The first of these was sponsored by the Kaplan Fox law firm, a member of the plaintiffs’ bar. Kaplan Fox’s “Recovery Risk & Returns: A Summit on Corporate Governance for Institutional Investors”, was held June 3rd and 4th , and included leading institutional activists from the AFL-CIO, TIAA-CREF, CTW Investment Group (an arm of the union Change-To-Win), AFSCME, Amalgamated Bank, Long View Funds, and top hedge fund activists Bill Ackman (Pershing Square Capital Management), Jared Landow (Barington Capital Group) and Brian L. Schorr, Chief Legal Officer at Trian Fund Management.  Also in attendance were a number of other state funds who have not been as active or visible but who view their losses during the financial crisis as a wake-up call for shareholder activism.

The tone, while not celebratory, was optimistically looking forward as panelists discussed how they, as investors, would utilize expected new powers from the reform bill to become better change agents and protectors of shareholder value.  None of the institutional investors at the Kaplan Fox summit backed away from the prospect of hard company-by-company fighting over majority vote (they would like to see it expand to mid-size and small-cap issuers) or “Say on Pay” proposals, believing instead that if by some mischance those reforms were left out by the conference committee, it would not be the end of the crusade.  Also, proxy access, in some usable form, was almost within reach.  Access, according to the institutions present, would be utilized sparingly and only as a last resort – the nuclear weapon of corporate governance activism.

The most pointed issue among the activist institutions was the outcome of the Massey Energy vote, and the failure of the activist funds to oust the targeted members of the board.  Finding ways to ensure that the institutions vote as a block on director withhold vote campaigns looks to be a focus of “off-season” work for these institutional shareholders. 

On June 17th and 18th, at the annual Yale Governance conference of the Millstein Center for Corporate Governance and Performance the atmosphere had a decidedly different tone, as word filtered through the Thursday morning sessions that the majority vote provision had been dropped from the reform bill, and proxy access – the holy grail of institutional investor activism – would have stricter ownership requirements.  The SEC’s had originally proposed a sliding scale of ownership percentages of from 1%, 3% and 5% (depending on a company’s market capitalization) for investors to seeking to use proxy access to propose a short slate.
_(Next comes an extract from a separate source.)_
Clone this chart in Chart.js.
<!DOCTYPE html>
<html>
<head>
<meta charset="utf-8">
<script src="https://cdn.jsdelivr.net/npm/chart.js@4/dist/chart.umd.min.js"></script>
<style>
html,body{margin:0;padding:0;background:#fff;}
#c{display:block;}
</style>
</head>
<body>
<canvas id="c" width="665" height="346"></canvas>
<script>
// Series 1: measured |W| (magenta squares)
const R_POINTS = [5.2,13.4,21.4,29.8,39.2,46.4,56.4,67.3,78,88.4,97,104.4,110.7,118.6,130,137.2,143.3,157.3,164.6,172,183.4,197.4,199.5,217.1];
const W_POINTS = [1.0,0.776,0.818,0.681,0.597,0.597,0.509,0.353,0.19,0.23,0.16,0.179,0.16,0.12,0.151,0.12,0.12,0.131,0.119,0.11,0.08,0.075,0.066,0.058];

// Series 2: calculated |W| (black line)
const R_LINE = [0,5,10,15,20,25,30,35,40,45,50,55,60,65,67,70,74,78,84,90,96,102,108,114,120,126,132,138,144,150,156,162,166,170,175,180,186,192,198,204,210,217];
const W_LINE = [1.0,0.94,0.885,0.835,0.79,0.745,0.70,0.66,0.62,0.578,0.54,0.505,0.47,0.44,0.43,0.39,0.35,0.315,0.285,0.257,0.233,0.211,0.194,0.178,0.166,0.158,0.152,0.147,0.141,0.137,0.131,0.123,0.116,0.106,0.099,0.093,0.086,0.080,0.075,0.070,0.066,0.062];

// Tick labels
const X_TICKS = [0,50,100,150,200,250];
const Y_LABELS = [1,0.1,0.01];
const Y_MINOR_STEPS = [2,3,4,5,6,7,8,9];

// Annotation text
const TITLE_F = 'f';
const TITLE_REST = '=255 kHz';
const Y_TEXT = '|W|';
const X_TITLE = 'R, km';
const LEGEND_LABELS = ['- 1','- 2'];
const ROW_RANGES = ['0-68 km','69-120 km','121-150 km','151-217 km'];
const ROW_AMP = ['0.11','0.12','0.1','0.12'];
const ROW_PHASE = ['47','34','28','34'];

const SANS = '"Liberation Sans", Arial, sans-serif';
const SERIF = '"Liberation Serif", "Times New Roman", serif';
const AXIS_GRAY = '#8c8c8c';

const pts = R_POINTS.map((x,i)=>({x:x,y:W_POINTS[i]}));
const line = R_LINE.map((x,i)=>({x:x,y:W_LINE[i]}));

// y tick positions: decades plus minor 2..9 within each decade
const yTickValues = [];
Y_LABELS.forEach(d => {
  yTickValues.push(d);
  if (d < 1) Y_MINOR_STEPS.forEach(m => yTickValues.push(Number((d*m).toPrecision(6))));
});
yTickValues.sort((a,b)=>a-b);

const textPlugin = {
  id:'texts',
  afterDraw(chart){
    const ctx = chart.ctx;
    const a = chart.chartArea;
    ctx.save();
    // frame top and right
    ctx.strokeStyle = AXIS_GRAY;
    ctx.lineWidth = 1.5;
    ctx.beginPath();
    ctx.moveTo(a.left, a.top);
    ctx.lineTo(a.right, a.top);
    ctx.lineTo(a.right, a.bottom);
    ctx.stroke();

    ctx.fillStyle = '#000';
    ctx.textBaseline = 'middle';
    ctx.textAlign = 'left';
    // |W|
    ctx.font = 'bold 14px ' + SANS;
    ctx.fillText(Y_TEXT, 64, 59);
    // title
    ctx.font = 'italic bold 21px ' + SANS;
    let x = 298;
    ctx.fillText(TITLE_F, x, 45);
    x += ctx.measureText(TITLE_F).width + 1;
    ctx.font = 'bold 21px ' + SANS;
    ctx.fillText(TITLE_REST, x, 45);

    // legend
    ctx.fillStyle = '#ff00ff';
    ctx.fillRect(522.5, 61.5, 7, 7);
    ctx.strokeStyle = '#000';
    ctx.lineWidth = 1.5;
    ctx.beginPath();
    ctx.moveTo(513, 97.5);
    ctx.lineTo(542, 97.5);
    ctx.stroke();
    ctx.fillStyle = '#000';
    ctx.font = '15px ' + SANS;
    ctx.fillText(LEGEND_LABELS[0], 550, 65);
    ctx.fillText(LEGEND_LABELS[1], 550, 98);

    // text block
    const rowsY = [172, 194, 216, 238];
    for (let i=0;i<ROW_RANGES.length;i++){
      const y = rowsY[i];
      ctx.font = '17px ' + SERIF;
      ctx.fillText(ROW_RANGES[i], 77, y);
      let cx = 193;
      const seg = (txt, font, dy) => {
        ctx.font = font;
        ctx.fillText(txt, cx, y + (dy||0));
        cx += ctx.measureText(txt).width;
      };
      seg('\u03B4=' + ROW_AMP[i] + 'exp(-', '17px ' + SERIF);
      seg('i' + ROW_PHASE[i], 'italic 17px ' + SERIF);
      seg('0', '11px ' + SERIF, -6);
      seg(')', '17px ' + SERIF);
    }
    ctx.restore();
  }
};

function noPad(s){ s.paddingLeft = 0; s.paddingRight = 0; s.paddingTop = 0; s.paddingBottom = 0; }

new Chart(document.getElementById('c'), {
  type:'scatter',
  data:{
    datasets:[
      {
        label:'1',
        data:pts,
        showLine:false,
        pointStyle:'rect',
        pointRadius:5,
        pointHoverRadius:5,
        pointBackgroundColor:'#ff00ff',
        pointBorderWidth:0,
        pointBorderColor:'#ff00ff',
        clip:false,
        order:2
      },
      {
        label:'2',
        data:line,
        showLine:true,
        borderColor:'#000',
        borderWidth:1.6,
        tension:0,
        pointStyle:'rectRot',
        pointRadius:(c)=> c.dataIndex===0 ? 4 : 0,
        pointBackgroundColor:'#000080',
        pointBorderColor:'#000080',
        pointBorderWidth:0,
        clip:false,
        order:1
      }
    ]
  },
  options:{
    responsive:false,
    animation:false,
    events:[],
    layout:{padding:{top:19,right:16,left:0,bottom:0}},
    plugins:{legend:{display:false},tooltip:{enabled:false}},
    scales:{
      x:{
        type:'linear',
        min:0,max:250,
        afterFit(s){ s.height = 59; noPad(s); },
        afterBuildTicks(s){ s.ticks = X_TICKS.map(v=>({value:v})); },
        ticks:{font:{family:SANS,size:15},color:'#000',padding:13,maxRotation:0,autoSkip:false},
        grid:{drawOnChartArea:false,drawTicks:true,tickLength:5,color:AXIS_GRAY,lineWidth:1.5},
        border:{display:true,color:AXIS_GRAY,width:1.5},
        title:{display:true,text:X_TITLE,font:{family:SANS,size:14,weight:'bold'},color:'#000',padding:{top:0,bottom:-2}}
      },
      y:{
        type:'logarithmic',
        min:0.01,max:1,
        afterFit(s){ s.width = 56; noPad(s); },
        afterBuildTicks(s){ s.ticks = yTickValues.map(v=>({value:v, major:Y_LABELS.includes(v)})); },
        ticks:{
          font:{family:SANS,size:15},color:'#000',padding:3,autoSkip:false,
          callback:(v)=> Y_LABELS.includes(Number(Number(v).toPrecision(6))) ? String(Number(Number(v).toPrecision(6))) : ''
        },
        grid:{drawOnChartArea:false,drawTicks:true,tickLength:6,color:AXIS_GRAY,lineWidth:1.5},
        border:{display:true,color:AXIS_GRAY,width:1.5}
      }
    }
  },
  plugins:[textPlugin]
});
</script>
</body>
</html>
The investor would also need to have held the stock for one year. The conference committee proposal, as reported in the business media, would call for a mandatory 5% or greater ownership threshold for a shareholder looking to utilize proxy access – irrespective of a company’s market capitalization – and would call for a two year holding period. If these changes survive into the final bill, and become law, they would preclude the SEC of using rule-making authority to designate an ownership percentage below the 5% threshold or stock holding period of less than two years.  Passage of these changes to proxy access ownership requirements, in the financial reform package, would effectively lock out the public pension and union funds that the access proposal appeared designed to empower.

Investor representatives among the attendees were angry and frustrated at the prospect of losing parts of the financial regulatory reform bill they deemed critical to reforming the corporate election system in the U.S.  However, as the conference went on, no-one from the institutional investor community publicly or privately threw in the towel or discussed backing away from the goals embodied in majority vote or proxy access.
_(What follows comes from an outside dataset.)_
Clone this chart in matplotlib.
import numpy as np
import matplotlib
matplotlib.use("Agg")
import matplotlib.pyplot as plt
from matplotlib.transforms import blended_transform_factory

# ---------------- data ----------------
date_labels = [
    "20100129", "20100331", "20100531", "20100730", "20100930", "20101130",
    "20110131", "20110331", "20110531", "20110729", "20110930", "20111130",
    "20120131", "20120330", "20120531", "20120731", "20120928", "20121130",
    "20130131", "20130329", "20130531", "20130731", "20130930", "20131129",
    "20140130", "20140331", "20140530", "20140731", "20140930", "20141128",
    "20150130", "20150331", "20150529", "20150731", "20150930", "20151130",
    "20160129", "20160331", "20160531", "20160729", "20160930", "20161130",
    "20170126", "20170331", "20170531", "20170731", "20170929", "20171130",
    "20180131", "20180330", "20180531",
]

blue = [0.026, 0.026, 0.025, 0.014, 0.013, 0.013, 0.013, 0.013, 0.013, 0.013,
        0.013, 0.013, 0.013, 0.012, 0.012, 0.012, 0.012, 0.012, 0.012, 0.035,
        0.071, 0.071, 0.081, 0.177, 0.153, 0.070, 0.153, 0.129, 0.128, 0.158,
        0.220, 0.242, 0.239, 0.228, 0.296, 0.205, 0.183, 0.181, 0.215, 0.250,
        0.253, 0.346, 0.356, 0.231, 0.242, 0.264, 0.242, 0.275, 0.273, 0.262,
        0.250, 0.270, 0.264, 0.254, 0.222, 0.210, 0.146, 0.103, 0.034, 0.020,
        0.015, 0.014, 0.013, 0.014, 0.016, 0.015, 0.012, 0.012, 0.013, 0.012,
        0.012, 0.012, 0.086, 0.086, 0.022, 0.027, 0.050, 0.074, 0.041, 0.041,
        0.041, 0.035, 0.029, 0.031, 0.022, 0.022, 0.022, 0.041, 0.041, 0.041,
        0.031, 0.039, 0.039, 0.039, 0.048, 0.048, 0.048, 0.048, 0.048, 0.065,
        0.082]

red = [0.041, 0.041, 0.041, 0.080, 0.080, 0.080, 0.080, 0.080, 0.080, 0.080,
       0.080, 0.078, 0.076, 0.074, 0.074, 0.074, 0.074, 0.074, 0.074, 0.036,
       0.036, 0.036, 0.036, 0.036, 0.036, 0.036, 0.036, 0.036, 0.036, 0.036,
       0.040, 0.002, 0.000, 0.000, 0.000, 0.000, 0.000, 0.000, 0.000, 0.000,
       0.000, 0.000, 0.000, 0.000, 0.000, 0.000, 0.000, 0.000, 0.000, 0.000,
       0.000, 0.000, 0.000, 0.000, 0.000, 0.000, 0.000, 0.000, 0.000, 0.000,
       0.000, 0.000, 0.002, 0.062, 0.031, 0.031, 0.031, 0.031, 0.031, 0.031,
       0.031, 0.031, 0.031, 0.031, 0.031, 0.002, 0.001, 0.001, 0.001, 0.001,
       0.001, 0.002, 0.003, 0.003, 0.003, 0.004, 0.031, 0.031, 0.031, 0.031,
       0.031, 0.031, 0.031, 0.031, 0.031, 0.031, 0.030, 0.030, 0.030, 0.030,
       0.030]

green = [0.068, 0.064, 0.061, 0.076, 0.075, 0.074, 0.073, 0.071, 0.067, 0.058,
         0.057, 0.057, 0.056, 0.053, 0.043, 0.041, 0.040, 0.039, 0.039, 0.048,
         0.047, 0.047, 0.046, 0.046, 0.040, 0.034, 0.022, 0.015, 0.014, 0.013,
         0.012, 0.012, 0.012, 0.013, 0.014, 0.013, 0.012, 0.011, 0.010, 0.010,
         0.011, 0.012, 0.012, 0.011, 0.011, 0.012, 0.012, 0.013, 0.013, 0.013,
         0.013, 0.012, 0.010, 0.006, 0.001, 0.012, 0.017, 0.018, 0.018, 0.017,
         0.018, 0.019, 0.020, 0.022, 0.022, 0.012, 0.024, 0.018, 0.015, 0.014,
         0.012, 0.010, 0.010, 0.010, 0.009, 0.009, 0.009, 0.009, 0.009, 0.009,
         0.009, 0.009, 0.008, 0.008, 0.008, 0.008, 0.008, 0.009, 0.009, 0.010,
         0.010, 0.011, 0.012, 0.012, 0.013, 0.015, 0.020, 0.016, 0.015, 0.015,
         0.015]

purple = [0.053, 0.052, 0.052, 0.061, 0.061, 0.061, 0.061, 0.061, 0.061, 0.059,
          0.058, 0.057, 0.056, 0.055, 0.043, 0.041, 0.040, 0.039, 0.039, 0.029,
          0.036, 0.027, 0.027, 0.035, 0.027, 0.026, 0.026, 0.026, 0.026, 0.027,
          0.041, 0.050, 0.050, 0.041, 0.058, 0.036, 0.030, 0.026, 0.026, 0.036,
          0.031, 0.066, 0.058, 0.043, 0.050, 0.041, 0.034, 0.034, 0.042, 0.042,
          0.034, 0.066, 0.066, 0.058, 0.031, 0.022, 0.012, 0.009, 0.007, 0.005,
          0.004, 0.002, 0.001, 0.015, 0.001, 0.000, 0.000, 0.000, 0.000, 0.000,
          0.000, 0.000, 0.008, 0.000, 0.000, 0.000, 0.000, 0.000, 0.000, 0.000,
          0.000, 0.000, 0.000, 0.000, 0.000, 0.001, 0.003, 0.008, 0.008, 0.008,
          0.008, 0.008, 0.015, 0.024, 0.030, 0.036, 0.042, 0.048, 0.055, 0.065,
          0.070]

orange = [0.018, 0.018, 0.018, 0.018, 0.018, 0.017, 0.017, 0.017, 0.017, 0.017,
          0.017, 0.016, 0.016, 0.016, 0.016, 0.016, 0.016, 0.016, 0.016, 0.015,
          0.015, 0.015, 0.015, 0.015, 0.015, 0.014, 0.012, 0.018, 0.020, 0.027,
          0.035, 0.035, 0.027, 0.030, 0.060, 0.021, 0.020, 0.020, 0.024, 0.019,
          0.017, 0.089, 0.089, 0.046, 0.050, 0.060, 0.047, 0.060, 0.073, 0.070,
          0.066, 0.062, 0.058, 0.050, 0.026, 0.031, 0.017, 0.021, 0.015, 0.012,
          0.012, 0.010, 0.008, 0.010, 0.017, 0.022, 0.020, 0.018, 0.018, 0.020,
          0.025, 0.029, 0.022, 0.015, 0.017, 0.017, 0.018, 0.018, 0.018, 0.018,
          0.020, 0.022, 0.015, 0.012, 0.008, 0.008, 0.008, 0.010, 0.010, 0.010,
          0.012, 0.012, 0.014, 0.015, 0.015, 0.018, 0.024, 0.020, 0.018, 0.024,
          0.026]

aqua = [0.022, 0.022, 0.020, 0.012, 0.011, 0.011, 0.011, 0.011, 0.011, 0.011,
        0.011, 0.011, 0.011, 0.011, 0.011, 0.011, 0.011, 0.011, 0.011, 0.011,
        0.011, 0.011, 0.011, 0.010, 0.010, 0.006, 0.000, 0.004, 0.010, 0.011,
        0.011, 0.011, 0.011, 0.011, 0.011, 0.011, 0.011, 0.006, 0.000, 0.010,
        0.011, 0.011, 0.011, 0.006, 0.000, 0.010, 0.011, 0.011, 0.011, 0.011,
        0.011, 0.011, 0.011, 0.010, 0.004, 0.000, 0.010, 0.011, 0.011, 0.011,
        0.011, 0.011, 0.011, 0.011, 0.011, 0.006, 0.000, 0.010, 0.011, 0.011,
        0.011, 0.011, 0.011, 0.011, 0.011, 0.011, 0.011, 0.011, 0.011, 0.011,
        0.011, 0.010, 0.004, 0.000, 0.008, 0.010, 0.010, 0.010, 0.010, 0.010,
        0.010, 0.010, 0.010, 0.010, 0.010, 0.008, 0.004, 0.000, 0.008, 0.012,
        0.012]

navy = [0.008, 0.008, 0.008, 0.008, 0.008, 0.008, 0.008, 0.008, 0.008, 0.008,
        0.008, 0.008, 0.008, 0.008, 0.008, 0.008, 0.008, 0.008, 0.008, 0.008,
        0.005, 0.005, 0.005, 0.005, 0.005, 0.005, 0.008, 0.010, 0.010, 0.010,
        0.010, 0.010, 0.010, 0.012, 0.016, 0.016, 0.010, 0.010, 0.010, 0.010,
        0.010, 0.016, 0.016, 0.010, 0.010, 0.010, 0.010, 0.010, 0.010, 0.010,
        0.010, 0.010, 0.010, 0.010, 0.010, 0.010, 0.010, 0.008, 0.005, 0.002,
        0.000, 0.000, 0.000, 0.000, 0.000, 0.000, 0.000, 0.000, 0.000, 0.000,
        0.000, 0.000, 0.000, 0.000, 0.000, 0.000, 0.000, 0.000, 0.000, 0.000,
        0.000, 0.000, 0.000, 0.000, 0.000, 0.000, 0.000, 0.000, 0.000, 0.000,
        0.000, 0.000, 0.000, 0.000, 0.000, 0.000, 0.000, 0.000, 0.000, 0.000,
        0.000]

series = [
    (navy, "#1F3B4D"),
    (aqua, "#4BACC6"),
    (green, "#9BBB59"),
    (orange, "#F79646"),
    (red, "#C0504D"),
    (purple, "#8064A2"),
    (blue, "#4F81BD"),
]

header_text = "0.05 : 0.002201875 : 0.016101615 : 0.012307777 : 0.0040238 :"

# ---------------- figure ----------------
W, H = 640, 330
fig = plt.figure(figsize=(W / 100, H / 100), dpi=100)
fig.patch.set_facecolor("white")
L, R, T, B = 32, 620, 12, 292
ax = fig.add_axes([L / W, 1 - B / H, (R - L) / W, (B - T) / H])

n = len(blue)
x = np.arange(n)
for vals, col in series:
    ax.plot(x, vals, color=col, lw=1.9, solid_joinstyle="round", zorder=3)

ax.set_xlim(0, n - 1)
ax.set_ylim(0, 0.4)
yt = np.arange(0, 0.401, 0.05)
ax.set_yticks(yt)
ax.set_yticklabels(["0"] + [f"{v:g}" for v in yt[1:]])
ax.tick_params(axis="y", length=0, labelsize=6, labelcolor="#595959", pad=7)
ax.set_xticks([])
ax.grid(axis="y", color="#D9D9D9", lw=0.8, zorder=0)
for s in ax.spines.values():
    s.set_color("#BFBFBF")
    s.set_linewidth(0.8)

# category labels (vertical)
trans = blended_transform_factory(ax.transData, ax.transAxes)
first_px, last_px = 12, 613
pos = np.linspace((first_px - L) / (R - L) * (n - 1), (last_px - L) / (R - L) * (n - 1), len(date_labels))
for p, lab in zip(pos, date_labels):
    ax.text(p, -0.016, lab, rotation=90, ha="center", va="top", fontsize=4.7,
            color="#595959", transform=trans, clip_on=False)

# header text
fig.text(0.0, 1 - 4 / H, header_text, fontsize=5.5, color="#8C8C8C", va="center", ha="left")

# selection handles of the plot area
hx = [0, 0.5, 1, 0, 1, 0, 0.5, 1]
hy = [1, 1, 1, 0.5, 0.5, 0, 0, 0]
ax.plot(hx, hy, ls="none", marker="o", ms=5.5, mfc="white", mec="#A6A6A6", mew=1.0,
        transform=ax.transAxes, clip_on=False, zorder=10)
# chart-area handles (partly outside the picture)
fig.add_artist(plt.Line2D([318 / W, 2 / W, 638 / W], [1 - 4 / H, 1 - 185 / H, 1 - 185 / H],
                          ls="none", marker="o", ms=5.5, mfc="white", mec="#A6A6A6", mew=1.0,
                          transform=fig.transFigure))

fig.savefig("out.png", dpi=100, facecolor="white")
In fact, a focus of the conference was the discussion of collaborative investor action (again referring to the case of Massey Energy) on identifying prospective directors, and determining whether a company’s board has a handle on risk oversight or the need for a U.S. corporate governance code.  This was no less an important point after it became clear that majority vote and proxy access were in legislative jeopardy.

 

Keep the Champagne on Ice

Should issuers win the day and remove or weaken all (or most) of the provisions of the reform package, causing the greatest concern for publicly-traded companies, the champagne best be kept on ice.  While the participants (and their lobbyists) will feel as if they have been through the battle of Gettysburg it would not be wise to cast the institutional investor community in the role of the defeated Army of Northern Virginia.
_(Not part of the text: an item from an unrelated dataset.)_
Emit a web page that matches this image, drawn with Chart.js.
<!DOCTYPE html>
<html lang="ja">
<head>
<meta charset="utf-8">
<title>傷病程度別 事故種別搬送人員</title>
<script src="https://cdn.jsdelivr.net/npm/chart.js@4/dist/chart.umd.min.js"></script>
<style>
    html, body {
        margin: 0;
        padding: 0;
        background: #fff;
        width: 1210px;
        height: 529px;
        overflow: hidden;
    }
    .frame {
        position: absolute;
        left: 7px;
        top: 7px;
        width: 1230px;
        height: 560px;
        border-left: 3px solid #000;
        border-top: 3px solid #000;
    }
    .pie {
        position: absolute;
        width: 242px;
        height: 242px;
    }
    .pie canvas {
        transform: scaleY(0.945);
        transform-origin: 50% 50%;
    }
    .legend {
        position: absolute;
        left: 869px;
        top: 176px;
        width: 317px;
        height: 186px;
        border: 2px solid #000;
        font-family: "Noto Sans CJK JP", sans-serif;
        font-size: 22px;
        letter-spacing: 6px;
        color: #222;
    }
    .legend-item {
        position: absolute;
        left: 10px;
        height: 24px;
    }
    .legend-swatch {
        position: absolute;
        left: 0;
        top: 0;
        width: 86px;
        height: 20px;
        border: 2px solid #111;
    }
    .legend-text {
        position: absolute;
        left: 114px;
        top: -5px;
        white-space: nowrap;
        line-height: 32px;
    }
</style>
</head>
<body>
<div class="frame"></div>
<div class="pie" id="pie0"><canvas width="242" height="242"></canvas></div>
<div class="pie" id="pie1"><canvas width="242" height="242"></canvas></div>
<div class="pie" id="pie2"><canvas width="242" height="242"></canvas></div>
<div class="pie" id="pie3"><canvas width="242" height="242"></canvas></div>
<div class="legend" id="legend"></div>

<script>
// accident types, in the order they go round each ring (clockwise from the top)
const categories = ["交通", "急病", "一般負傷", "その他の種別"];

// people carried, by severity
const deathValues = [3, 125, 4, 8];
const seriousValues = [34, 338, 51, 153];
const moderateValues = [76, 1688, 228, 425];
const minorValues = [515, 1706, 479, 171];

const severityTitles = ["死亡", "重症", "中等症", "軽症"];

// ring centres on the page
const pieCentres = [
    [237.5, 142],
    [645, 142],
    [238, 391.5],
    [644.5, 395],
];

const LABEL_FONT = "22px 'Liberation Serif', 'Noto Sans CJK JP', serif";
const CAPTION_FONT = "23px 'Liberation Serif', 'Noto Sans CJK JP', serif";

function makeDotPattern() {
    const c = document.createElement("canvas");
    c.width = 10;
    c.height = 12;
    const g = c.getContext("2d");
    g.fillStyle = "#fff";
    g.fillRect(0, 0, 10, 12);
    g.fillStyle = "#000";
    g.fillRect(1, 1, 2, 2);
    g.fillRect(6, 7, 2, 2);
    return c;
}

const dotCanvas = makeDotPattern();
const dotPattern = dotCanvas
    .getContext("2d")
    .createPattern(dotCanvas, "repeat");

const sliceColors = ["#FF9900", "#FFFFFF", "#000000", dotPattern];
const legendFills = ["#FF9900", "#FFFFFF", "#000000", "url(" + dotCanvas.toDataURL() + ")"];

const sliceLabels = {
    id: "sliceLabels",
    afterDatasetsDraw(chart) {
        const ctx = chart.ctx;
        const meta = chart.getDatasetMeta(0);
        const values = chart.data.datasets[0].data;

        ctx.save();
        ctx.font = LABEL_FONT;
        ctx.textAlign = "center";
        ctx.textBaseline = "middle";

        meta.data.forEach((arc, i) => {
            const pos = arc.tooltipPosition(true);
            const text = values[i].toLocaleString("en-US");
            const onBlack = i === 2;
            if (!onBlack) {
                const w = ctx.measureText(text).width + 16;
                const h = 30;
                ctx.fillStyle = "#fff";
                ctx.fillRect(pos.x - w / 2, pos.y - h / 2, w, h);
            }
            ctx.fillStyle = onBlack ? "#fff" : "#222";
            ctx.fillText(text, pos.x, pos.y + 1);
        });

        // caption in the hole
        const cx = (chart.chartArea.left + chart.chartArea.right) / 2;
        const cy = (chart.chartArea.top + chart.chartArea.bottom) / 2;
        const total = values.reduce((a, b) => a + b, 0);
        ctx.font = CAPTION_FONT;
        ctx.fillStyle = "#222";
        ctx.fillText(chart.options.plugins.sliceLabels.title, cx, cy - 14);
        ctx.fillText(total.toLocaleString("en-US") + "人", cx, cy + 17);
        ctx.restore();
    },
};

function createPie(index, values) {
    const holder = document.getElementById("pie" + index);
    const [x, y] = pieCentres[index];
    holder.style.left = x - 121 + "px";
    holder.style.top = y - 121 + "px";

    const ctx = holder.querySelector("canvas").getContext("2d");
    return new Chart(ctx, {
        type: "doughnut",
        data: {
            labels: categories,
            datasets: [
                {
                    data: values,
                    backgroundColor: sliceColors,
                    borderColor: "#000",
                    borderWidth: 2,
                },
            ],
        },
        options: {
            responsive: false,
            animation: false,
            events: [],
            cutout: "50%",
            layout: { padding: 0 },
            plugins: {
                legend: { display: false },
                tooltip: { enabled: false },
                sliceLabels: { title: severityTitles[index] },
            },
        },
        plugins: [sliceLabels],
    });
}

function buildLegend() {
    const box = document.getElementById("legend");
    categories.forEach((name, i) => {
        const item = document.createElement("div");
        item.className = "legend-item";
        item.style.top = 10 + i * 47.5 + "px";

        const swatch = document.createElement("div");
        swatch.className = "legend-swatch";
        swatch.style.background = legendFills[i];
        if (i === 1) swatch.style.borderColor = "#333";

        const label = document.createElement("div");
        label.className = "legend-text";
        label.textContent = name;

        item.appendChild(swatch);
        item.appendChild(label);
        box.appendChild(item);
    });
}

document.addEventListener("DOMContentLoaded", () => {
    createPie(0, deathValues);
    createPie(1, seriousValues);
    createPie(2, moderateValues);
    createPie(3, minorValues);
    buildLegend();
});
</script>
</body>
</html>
The institutional activist community is willing to push, through the shareholder resolution process, majority vote, and a short slate reimbursement by-law (as per the Delaware law passed earlier this year), and will re-think proxy access.  The activists have recognized that the majority vote protocol in the amended Rule 452 universe can provide them an opportunity to oust directors they perceive as having failed in their duty to shareholders.

And lest we forget, “Say on Pay” (SOP) in some form has survived and is likely to be in the final bill presented to President Obama.  Investors and issuers (especially at Occidental, Motorola and KeyCorp) understand the havoc that a negative or failed vote on a management SOP vote can have. 

What may have been avoided in the reform package are the broad strokes of federalism painted on corporate America in a “one-size fixes all” manner that would have placed all companies at-risk all at once.  However, CalPERS (and the usual suspects – the NYC Retirement Systems & Pension Funds, the NYS Comptroller/Common Fund, the Connecticut State Treasurer, and as well as other public funds who have not been as active historically) plans to increase the number of companies in which proposals will be introduced in 2011. The institutions are preparing to fight this out company by company, and that may or may not produce a poor outcome, but it is certainly not an “ending.”